Monday, 2 December 2013

The worst unrectified miscarriage of justice in modern British history

[Today’s edition of The Times contains a brief article (behind the paywall) about the new musical based on the Profumo affair and the Stephen Ward trial. It reads in part:]
Profumo-linked trial is centre stage again
It is, a leading barrister will claim today, “the worst unrectified miscarriage of justice in modern British history”. It is also the subject of Andrew Lloyd Webber’s latest musical. The life and death of the society osteopath Stephen Ward and his connection with a scandal that brought down the Government 50 years ago continues to fascinate.

Geoffrey  Robertson, QC, will today call for the release of court papers in the National Archives and will claim that Ward was the victim of a smear campaign by the British Establishment, embarrassed at a sex scandal involving  John Profumo, the Secretary of State for War.

Ward died in August 1963 after an overdose of sleeping pills on the last day of his trial at the Old Bailey on charges of living off the alleged prostitutes  Christine Keeler and Mandy  Rice-Davies. As he lay in a coma, the jury reached a guilty verdict. In a book, Stephen Ward was Innocent, OK, Mr Robertson says this should be overturned.

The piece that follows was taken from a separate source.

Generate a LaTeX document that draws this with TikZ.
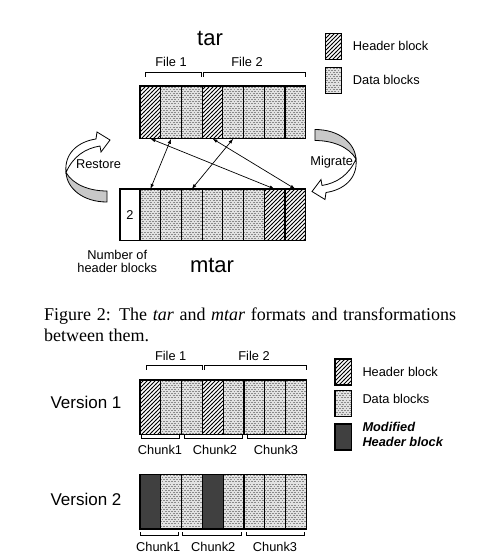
\documentclass[tikz,border=0pt]{standalone}
\usepackage{fontspec}
\setmainfont{Liberation Sans}
\newfontfamily\capfont{Liberation Serif}
\usetikzlibrary{patterns,arrows.meta,calc}

\pgfdeclarepatternformonly{hatchlines}{\pgfqpoint{-1pt}{-1pt}}{\pgfqpoint{5pt}{5pt}}{\pgfqpoint{4pt}{4pt}}{%
  \pgfsetlinewidth{0.9pt}
  \pgfpathmoveto{\pgfqpoint{-0.1pt}{-0.1pt}}
  \pgfpathlineto{\pgfqpoint{4.1pt}{4.1pt}}
  \pgfusepath{stroke}}
\pgfdeclarepatternformonly{datadash}{\pgfqpoint{-1pt}{-1pt}}{\pgfqpoint{4pt}{5pt}}{\pgfqpoint{3.2pt}{4.2pt}}{%
  \pgfsetlinewidth{0.9pt}
  \pgfpathmoveto{\pgfqpoint{0pt}{0.6pt}}\pgfpathlineto{\pgfqpoint{1.7pt}{0.6pt}}
  \pgfpathmoveto{\pgfqpoint{1.6pt}{2.7pt}}\pgfpathlineto{\pgfqpoint{3.3pt}{2.7pt}}
  \pgfusepath{stroke}}

\definecolor{darkblk}{HTML}{404040}
\definecolor{bandgray}{HTML}{C8C8C8}
\definecolor{dashgray}{HTML}{8A8A8A}
\definecolor{dashback}{HTML}{E2E2E2}

% curved arrow, tail centre at the origin
\newcommand\bentarrow{%
  \draw[bandback] (0,-5.5) -- (0,5.5) .. controls (-24,5.5) and (-40,-8) .. (-41,-24)
    .. controls (-34,-12) and (-18,-5.5) .. (0,-5.5) -- cycle;
  \draw[bandfront] (-41,-24) .. controls (-43,-44) and (-28,-55) .. (-11,-57.5)
    -- (-10,-64.5) -- (3,-56.5) -- (-6,-44.5) -- (-7,-50.5)
    .. controls (-22,-48) and (-34,-40) .. (-41,-24) -- cycle;}

\tikzset{
  blk/.style={draw, line width=1.2pt, minimum width=20.8pt, minimum height=52.7pt,
    inner sep=0pt, outer sep=0pt, anchor=north west, font=\fontsize{12.8}{13.3}\selectfont},
  hdr/.style={blk, pattern=hatchlines},
  dotfill/.style={preaction={fill=dashback}, pattern=datadash, pattern color=dashgray},
  dat/.style={blk, dotfill},
  mod/.style={blk, fill=darkblk},
  swatch/.style={draw, line width=1.2pt, minimum width=16pt, minimum height=26pt,
    inner sep=0pt, anchor=north west},
  lbl/.style={font=\fontsize{12.8}{13.3}\selectfont, inner sep=0pt},
  big/.style={font=\fontsize{22}{24}\selectfont, inner sep=0pt},
  bar/.style={line width=0.8pt},
  dbl/.style={{Latex[length=5pt,width=3.5pt]}-{Latex[length=5pt,width=3.5pt]}, line width=0.7pt},
  bandback/.style={draw, line width=0.8pt, fill=bandgray},
  bandfront/.style={draw, line width=0.8pt, fill=white},
}

\begin{document}
\begin{tikzpicture}[x=1pt, y=-1pt]
    \useasboundingbox[fill=white] (0,0) rectangle (477,556);

    % tar
    \node[big] (tarlbl) at (210,38) {tar};
    \foreach \i/\s in {1/hdr,2/dat,3/dat,4/hdr,5/dat,6/dat,7/dat,8/dat}
        \node[\s] (t\i) at ({140+(\i-1)*20.7},86) {};
    \node[lbl] (file1a) at (171,62) {File 1};
    \node[lbl] (file2a) at (247,62) {File 2};
    \draw[bar] (145.7,76.7) -- (145.7,72.7) -- (201.7,72.7) -- (201.7,76.7);
    \draw[bar] (203.3,76.7) -- (203.3,72.7) -- (305.7,72.7) -- (305.7,76.7);

    % legend
    \node[swatch, pattern=hatchlines] (keyhdr) at (325,33) {};
    \node[swatch, dotfill] (keydat) at (325,67) {};
    \node[lbl, anchor=west] at (352.7,46) {Header block};
    \node[lbl, anchor=west] at (352.7,80) {Data blocks};

    % mtar
    \node[blk, minimum width=20pt, minimum height=51.7pt] (count) at (120,189) {2};
    \foreach \i/\s in {1/dat,2/dat,3/dat,4/dat,5/dat,6/dat,7/hdr,8/hdr}
        \node[\s, minimum height=51.7pt] (m\i) at ({140+(\i-1)*20.7},189) {};
    \node[big] (mtarlbl) at (212,265) {mtar};
    \node[lbl, align=center] (countlbl) at (117.3,261.7) {Number of\\header blocks};

    % block moves
    \draw[dbl] (t1.south) -- (m7.north);
    \draw[dbl] (t2.south) -- (m1.north);
    \draw[dbl] (t4.south) -- (m8.north);
    \draw[dbl] (t5.south) -- (m3.north);

    % restore / migrate
    \begin{scope}[shift={(107,196.5)}]
        \bentarrow
    \end{scope}
    \begin{scope}[shift={(315,135)}, rotate=180]
        \bentarrow
    \end{scope}
    \node[lbl] (restore) at (98.5,164) {Restore};
    \node[lbl] (migrate) at (331.7,161.7) {Migrate};

    % caption
    \node[anchor=north west, inner sep=0pt, text width=412pt, align=justify,
        font={\capfont\fontsize{18}{21}\selectfont}] (caption) at (44,307.5)
        {Figure 2: The \textit{tar} and \textit{mtar} formats and transformations\linebreak between them.};

    % versions
    \node[lbl] (file1b) at (170.7,356) {File 1};
    \node[lbl] (file2b) at (254,356) {File 2};
    \draw[bar] (146,369.5) -- (146,365.5) -- (202.7,365.5) -- (202.7,369.5);
    \draw[bar] (204,369.5) -- (204,365.5) -- (306.7,365.5) -- (306.7,369.5);

    \node[font=\fontsize{17}{19}\selectfont, inner sep=0pt] (ver1) at (86,402.7) {Version 1};
    \foreach \i/\s in {1/hdr,2/dat,3/dat,4/hdr,5/dat,6/dat,7/dat,8/dat}
        \node[\s, minimum height=54.3pt] (a\i) at ({140+(\i-1)*20.8},380) {};
    \draw[bar] (141.7,434.7) -- (141.7,438) -- (179.3,438) -- (179.3,434.7);
    \draw[bar] (184,434.7) -- (184,438) -- (242,438) -- (242,434.7);
    \draw[bar] (247.3,434.7) -- (247.3,438) -- (305.3,438) -- (305.3,434.7);
    \node[lbl] at (160,450) {Chunk1};
    \node[lbl] at (215,450) {Chunk2};
    \node[lbl] at (276,450) {Chunk3};

    \node[font=\fontsize{17}{19}\selectfont, inner sep=0pt] (ver2) at (86,499) {Version 2};
    \foreach \i/\s in {1/mod,2/dat,3/dat,4/mod,5/dat,6/dat,7/dat,8/dat}
        \node[\s, minimum height=54.7pt] (b\i) at ({140+(\i-1)*20.8},474.3) {};
    \draw[bar] (140.7,532) -- (140.7,535.5) -- (178.3,535.5) -- (178.3,532);
    \draw[bar] (182.7,532) -- (182.7,535.5) -- (241,535.5) -- (241,532);
    \draw[bar] (246,532) -- (246,535.5) -- (304,535.5) -- (304,532);
    \node[lbl] at (158.3,546.7) {Chunk1};
    \node[lbl] at (213.3,546.7) {Chunk2};
    \node[lbl] at (275,546.7) {Chunk3};

    % legend
    \node[swatch, minimum width=16.7pt, pattern=hatchlines] (keyhdrb) at (334.3,358.3) {};
    \node[swatch, minimum width=16.7pt, dotfill] (keydatb) at (334.3,390) {};
    \node[swatch, minimum width=16.7pt, fill=darkblk] (keymod) at (334.3,423.3) {};
    \node[lbl, anchor=west] at (362.3,372.3) {Header block};
    \node[lbl, anchor=west] at (362.3,399) {Data blocks};
    \node[lbl, anchor=west, align=left, font=\fontsize{12.8}{15.6}\selectfont\bfseries\itshape] at (362.3,434.5) {Modified\\Header block};
\end{tikzpicture}
\end{document}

“His trial was a farce,” Mr Robertson wrote in a newspaper yesterday. “There was no real evidence against him. Appeal judges hid evidence of his innocence and the trial judge improperly directed the jury to convict him on speculation.”

[The worst unrectified miscarriage of justice in modern British history? The Stephen Ward trial? Really? While the conviction of Abdelbaset al-Megrahi for the Lockerbie bombing remains unrectified? Mr Robertson seems to me to have gone overboard in his attempt to plug his book.  But he has always been curiously ill-informed and wrong-headed about the Megrahi case.]

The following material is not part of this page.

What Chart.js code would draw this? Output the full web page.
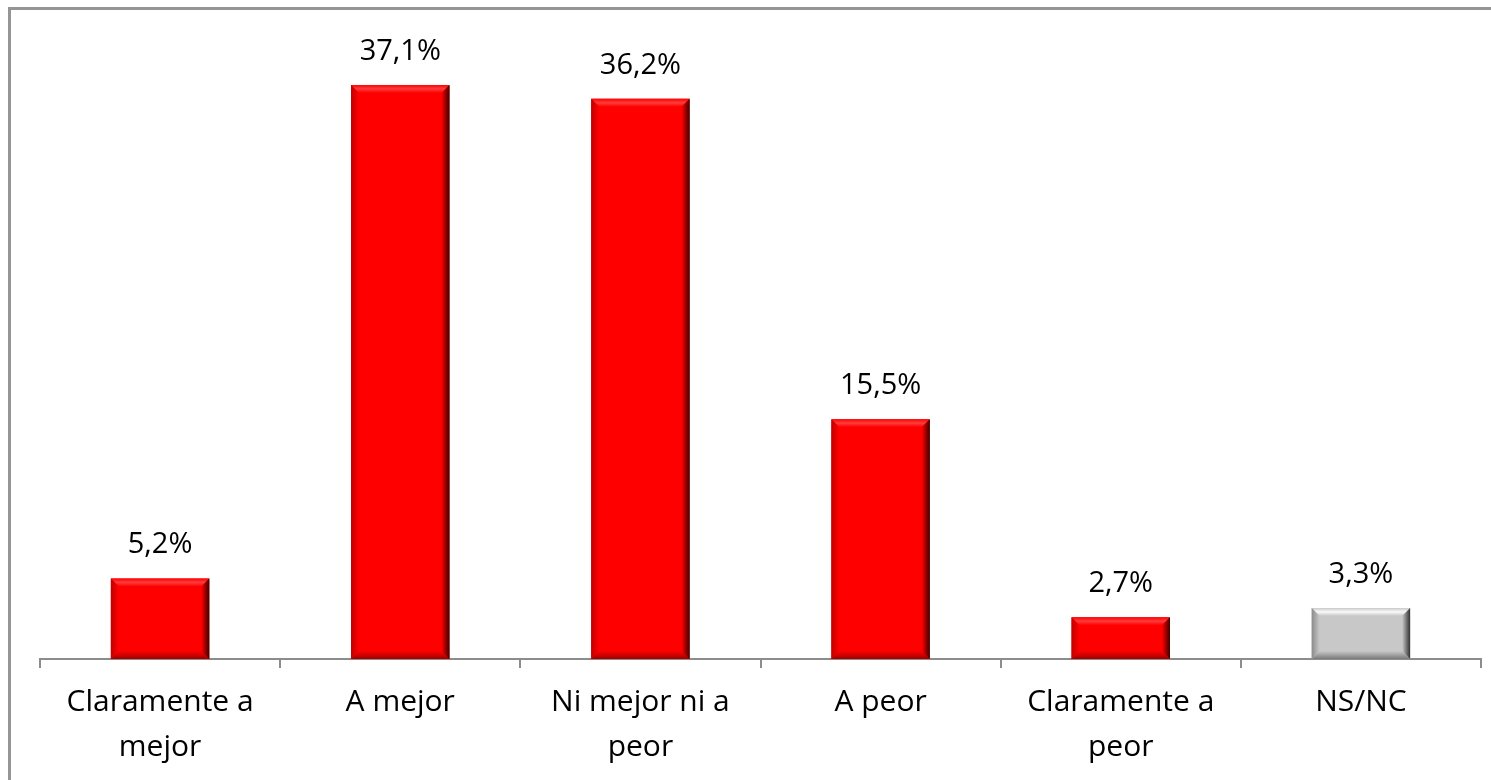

  1. Even if we accept the view that the Stephen Ward conviction was a miscarriage of justice, exactly as claimed, it's not even in the same league as the Lockerbie debacle.

  2. "Even if we accept the view that the Stephen Ward conviction was a miscarriage of justice"...

    ... it is not what the topic is about.

    Was Stephen Ward a mafia-boss or a full-time pimp? Does not seem so. At least he had an impressive list of clients as an osteopath.
    Did he receive money from these girls who were not under-age, not retarded, not beaten into submission, not starving and not chained in his cellar?

    Probably, for whatever reason. Why this 50 years after - no, at any time - would interest a living soul enough to read a book about it is completely beyond me.

    The number of lives destroyed - in the same society that gave us the bathing-machine and crushed a number of its most brilliant minds for being gay - is likely to be so enormous that their stories could fill a library.

    Saying “the worst unrectified miscarriage of justice in modern British history” suggests that the author focuses on the trial itself, and not on elaborating on the narrow-minded society that can't see that its fixation on Sex-&-Celebrities is motivated by exactly the sexual drive and curiosity that is being frowned upon.

    I assume the mentioned book will give detailed descriptions of who the involved ladies had what kind of contact with.

    How fortunate that such matters also boosts sales. How unfortunate that these money will raise doubt about the motivation for choosing this topic among so many the world would benefit from knowing about.

    Is it a mystery if being an author of such stuff inversely will correlate with being well informed about (less important) events such as 270 people killed and their families still denied justice?

  3. Well he would say that wouldn't he?